Transparent Supply Chain


Traceability is a big factor and the latest buzzword to hit the market. Diamonds and gems used in much of fine jewelry exchange a number of hands before arriving at your closet, which is why fully traceable supply chains that are certified conflict-free, fair-trade and carbon neutral are safe to buy.

Lab-grown


Lab-grown diamonds condense the conditions under which diamonds form under the surface of the earth using high heat to create bespoke cuts, clarity, colours and carat weights featuring the rarest type of flawless rocks. One of the major conversation pushers in the gem and jewelry market, lab-grown completely subverts the traditional and hazardous mining practices that are devastating to the planet in many ways. Often the process creates a number of by-products that are useful within other industries too.

Fair Prices + Made to Last


Fast jewelry may seem affordable but it’s all smokes and mirrors when it comes to actual price per wear. Instead, the smart move is to save and indulge in investment pieces. This ensures slow purchase behaviour as well as consumption too while leaving you with a piece that is sturdy, everlasting and heirloom quality. It’s price thus seems justifiable for the conscious factor alone in the long run.

– What to Look for When Shopping Sustainable


The labels to look for when you’re buying your forever piece would consist of the following:

Certified Fair Trade:

A global, standardised and well-respected stamp of industry-wide approval, the international emblem fair-trade certification applies to items and tradeables that uplift workers through equitable pay as well as safe and legal working conditions.

The Kimberly Process

Instituted after the Kimberly Mines in the Nothern Cape Province, South Africa in the year 2000, it safeguards the diamond industry from sourcing to supply chain to trading by phasing out conflict diamonds.

Fair-mined 


Standardising precious metals such as gold, silver, and platinum in congruence with sustainable extraction practices, this certification is especially useful to trace metal origins from artisanal mining communities. The certificate ensures reduction in chemical use as well as rehabilitation of the native ecosystem.

GIA


One of the more popular international non-profit and monitoring bodies, GIA aka Gemological Institute of America informs, evaluates as well as grades the authenticity, value and origins of free-range diamonds, stones, and pearls.
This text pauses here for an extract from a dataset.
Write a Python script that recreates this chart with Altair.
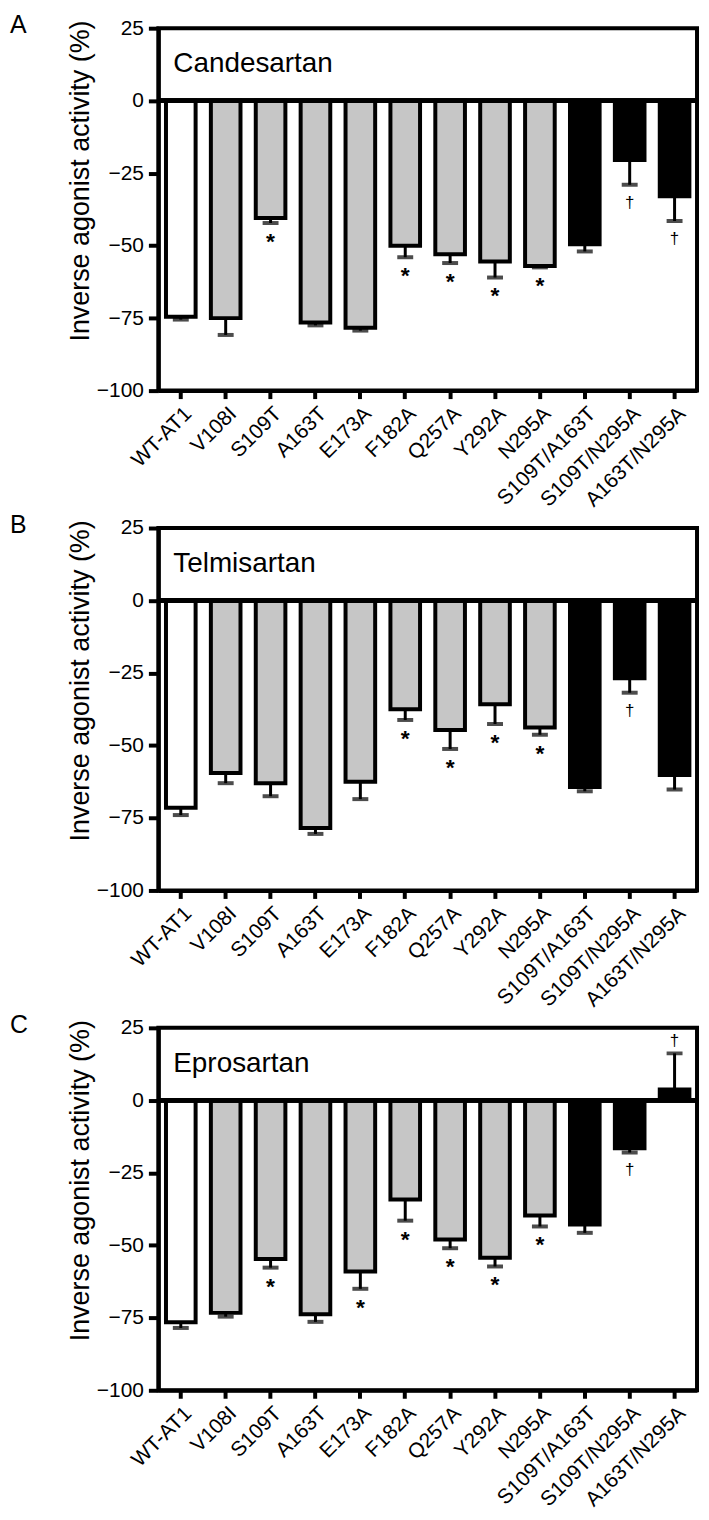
import altair as alt
import pandas as pd

FONT = "Liberation Sans"

categories = ["WT-AT1", "V108I", "S109T", "A163T", "E173A", "F182A", "Q257A",
              "Y292A", "N295A", "S109T/A163T", "S109T/N295A", "A163T/N295A"]
groups = ["wt"] + ["single"] * 8 + ["double"] * 3
group_names = ["wt", "single", "double"]
group_colors = ["#ffffff", "#c6c6c6", "#000000"]

letters = ["A", "B", "C"]
drugs = ["Candesartan", "Telmisartan", "Eprosartan"]

cand_vals = [-74.5, -75.0, -40.5, -76.5, -78.3, -50.0, -53.0, -55.5, -57.0, -49.5, -20.5, -33.0]
cand_errs = [1.0, 5.8, 1.7, 1.0, 1.0, 4.0, 3.0, 5.5, 0.5, 2.5, 8.5, 8.5]
cand_marks = ["", "", "*", "", "", "*", "*", "*", "*", "", "†", "†"]

tel_vals = [-71.5, -59.5, -63.0, -78.5, -62.5, -37.5, -44.7, -35.8, -43.8, -64.3, -26.8, -60.2]
tel_errs = [2.5, 3.5, 4.5, 2.0, 6.0, 3.7, 6.5, 6.8, 2.5, 1.5, 5.0, 5.0]
tel_marks = ["", "", "", "", "", "*", "*", "*", "*", "", "†", ""]

epro_vals = [-76.5, -73.3, -54.7, -73.8, -59.0, -34.2, -48.0, -54.3, -39.7, -42.8, -16.5, 3.7]
epro_errs = [2.0, 1.3, 3.0, 2.6, 6.0, 7.3, 3.0, 3.0, 3.8, 2.9, 1.5, 12.5]
epro_marks = ["", "", "*", "", "*", "*", "*", "*", "*", "", "†", "†"]

y_ticks = [25, 0, -25, -50, -75, -100]
y_title = "Inverse agonist activity (%)"


def panel(letter, drug, vals, errs, marks):
    df = pd.DataFrame({"cat": categories, "grp": groups, "val": vals,
                       "err": errs, "mark": marks})
    df["end"] = [v - e if v < 0 else v + e for v, e in zip(vals, errs)]

    xaxis = alt.Axis(title=None, labelAngle=-45, labelFontSize=21, labelFont=FONT,
                     labelColor="black", labelPadding=4, tickSize=8, labelLimit=400)
    xs = alt.Scale(paddingInner=0.34, paddingOuter=0.17)
    x = alt.X("cat:N", sort=categories, scale=xs, axis=xaxis)
    yaxis = alt.Axis(title=y_title, values=y_ticks, labelFontSize=21, labelFont=FONT,
                     labelColor="black", tickSize=10, labelPadding=5,
                     titleFontSize=27, titleFont=FONT, titleFontWeight="normal",
                     titleColor="black", titleAngle=-90, titleX=-78, titleY=153,
                     titleAlign="center", titleBaseline="middle")
    ys = alt.Scale(domain=[-100, 25], nice=False)

    base = alt.Chart(df)
    bars = base.mark_bar(stroke="black", strokeWidth=4).encode(
        x=x, y=alt.Y("val:Q", scale=ys, axis=yaxis),
        color=alt.Color("grp:N", scale=alt.Scale(domain=group_names, range=group_colors),
                        legend=None))
    rules = base.mark_rule(strokeWidth=3, color="black").encode(
        x=x, y=alt.Y("val:Q", scale=ys, axis=yaxis), y2="end:Q")
    caps = base.mark_tick(size=16, thickness=4, color="black").encode(
        x=x, y=alt.Y("end:Q", scale=ys, axis=yaxis))
    zero = base.mark_rule(strokeWidth=4, color="black").encode(y=alt.datum(0))
    stars = base.transform_filter(alt.datum.mark == "*").mark_text(
        dy=19, fontSize=23, fontWeight="bold", font=FONT, baseline="middle", color="black"
    ).encode(x=x, y=alt.Y("end:Q", scale=ys, axis=yaxis), text="mark:N")
    dag_neg = base.transform_filter((alt.datum.mark == "†") & (alt.datum.val < 0)).mark_text(
        dy=18, fontSize=17, font=FONT, baseline="middle", color="black"
    ).encode(x=x, y=alt.Y("end:Q", scale=ys, axis=yaxis), text="mark:N")
    dag_pos = base.transform_filter((alt.datum.mark == "†") & (alt.datum.val > 0)).mark_text(
        dy=-12, fontSize=17, font=FONT, baseline="middle", color="black"
    ).encode(x=x, y=alt.Y("end:Q", scale=ys, axis=yaxis), text="mark:N")

    letter_t = alt.Chart(pd.DataFrame({"t": [letter]})).mark_text(
        align="left", baseline="top", fontSize=25, font=FONT, color="black"
    ).encode(x=alt.value(-149), y=alt.value(-15), text="t:N")
    drug_t = alt.Chart(pd.DataFrame({"t": [drug]})).mark_text(
        align="left", baseline="alphabetic", fontSize=28, font=FONT, color="black"
    ).encode(x=alt.value(15), y=alt.value(44), text="t:N")

    return alt.layer(bars, rules, caps, zero, stars, dag_neg, dag_pos, letter_t, drug_t
                     ).properties(width=541, height=364)


pA = panel(letters[0], drugs[0], cand_vals, cand_errs, cand_marks)
pB = panel(letters[1], drugs[1], tel_vals, tel_errs, tel_marks)
pC = panel(letters[2], drugs[2], epro_vals, epro_errs, epro_marks)

chart = alt.vconcat(pA, pB, pC, spacing=138, bounds="flush",
                    padding={"left": 0, "top": 0, "right": 0, "bottom": 4}
                    ).configure_view(stroke="black", strokeWidth=4
                    ).configure_axis(domainColor="black", domainWidth=4, tickColor="black",
                                     tickWidth=4, grid=False)

chart.save("out.html", embed_options={"renderer": "svg", "actions": False})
Why Sustainable Jewelry is for the Greater Good


Signature styles you’ll spot a mile off do not have to come at the cost of the planet or its people. Going beyond seasons or trends the sector-wide focus on sustainability ensures wearability along with preciousness.
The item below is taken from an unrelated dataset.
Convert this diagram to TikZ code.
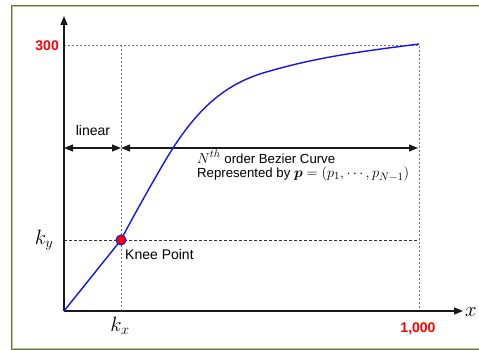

The more consciously made, the more carefully curated a collection becomes with personal meaning as well as positive planetary implications supporting the message of investment pieces that do not compromise on quality or beauty.
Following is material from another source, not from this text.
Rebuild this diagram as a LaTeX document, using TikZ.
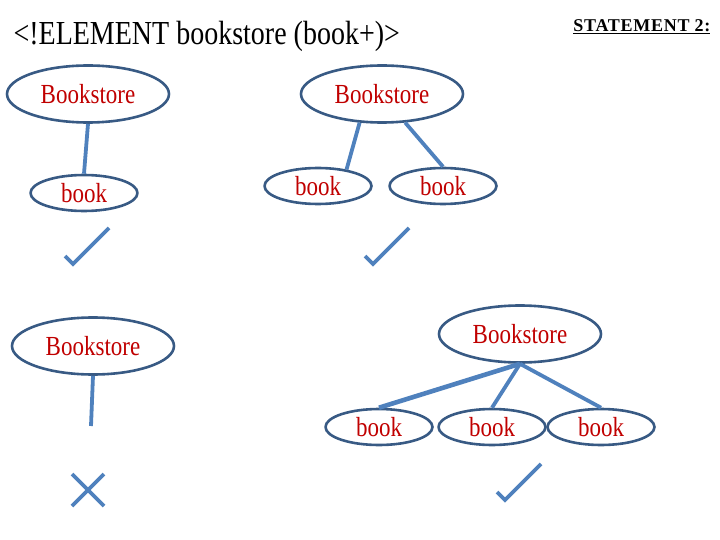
\documentclass[tikz,border=0pt]{standalone}
\usepackage{fontspec}
\setmainfont{Liberation Serif}
\usepackage{tikz}
\usetikzlibrary{shapes.geometric}
\definecolor{dtdline}{RGB}{79,129,189}
\definecolor{dtdrim}{RGB}{56,90,132}
\definecolor{dtdred}{RGB}{192,0,0}
\newcommand{\tallword}[1]{\scalebox{1}[1.2]{#1}}
\tikzset{
  every picture/.append style={line cap=round,line join=round},
  dtd elem/.style={ellipse,draw=dtdrim,line width=2.6pt,inner sep=0pt,
    text=dtdred,font=\fontsize{23}{27}\selectfont},
  dtd root/.style={dtd elem,minimum width=162pt,minimum height=57pt},
  dtd leaf/.style={dtd elem,minimum width=107pt,minimum height=36pt},
  dtd edge/.style={dtdline,line width=3.8pt,line cap=butt},
  dtd tick/.style={dtdline,line width=3.8pt,line cap=butt,line join=miter}
}
\begin{document}
\begin{tikzpicture}[x=1pt,y=-1pt]
\useasboundingbox (0,0) rectangle (720,540);
\node[anchor=west,font=\fontsize{28}{32}\selectfont] (title) at (10,36)
  {\tallword{<!ELEMENT bookstore (book+)>}};
\node[anchor=east,font=\bfseries\fontsize{18}{21}\selectfont] (stmt) at (714,27)
  {\underline{\addfontfeatures{LetterSpace=4}STATEMENT 2:}};

% one book: valid
\node[dtd root] (bs1) at (88,94) {\tallword{Bookstore}};
\node[dtd leaf] (bk1) at (84,193) {\tallword{book}};
\draw[dtd edge] (bs1.south) -- (bk1.north);
\draw[dtd tick] (65,256) -- ++(8,8) -- ++(36,-36);

% two books: valid
\node[dtd root] (bs2) at (382,94) {\tallword{Bookstore}};
\node[dtd leaf] (bk2a) at (318,186) {\tallword{book}};
\node[dtd leaf] (bk2b) at (443,186) {\tallword{book}};
\draw[dtd edge] (bs2.-128) -- (bk2a.30);
\draw[dtd edge] (bs2.-51) -- (bk2b.north);
\draw[dtd tick] (365,256) -- ++(8,8) -- ++(36,-36);

% no book: invalid
\node[dtd root] (bs3) at (93,346) {\tallword{Bookstore}};
\coordinate (loose) at (91,426);
\draw[dtd edge] (bs3.south) -- (loose);
\draw[dtd tick] (72,474) -- (104,506) (104,474) -- (72,506);

% three books: valid
\node[dtd root] (bs4) at (520,334) {\tallword{Bookstore}};
\node[dtd leaf] (bk4a) at (379,427) {\tallword{book}};
\node[dtd leaf] (bk4b) at (492,427) {\tallword{book}};
\node[dtd leaf] (bk4c) at (601,427) {\tallword{book}};
\draw[dtd edge,line width=4.6pt] (bs4.south) -- (bk4a.north);
\draw[dtd edge] (bs4.south) -- (bk4b.north);
\draw[dtd edge] (bs4.south) -- (bk4c.north);
\draw[dtd tick] (497,492) -- ++(8,8) -- ++(36,-36);
\end{tikzpicture}
\end{document}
Inviting longevity to your jewelry box makes your source of style classic. Ultimately, made to last pieces can be passed on through generations – thereby creating conscious treasures you’ll want to love across a lifetime. In this context, the “make do and mend” method allows the recreation of exquisite objects left by generations past where at the end of a jewel’s life, owners can choose to repair or recycle their pieces. This could in effect, help transform the industry into a circular economy and close the loop of vicious product cycle thanks to overproduction.

The sustainable approach to shopping pieces that last, dictates that love-forever pieces add a personal touch while causing minimal waste of material or product. The use of fair-trade gold and eco silver from sustainable companies of repute allows us to know the jewelry’s true journey. 

Ultimately, the curious contemporary consumer who wants to know what their jewellery is made from is championed by the contemporary brands whose holistic approach to sustainability is through consciously creating jewelry that protects its source of inspiration: nature.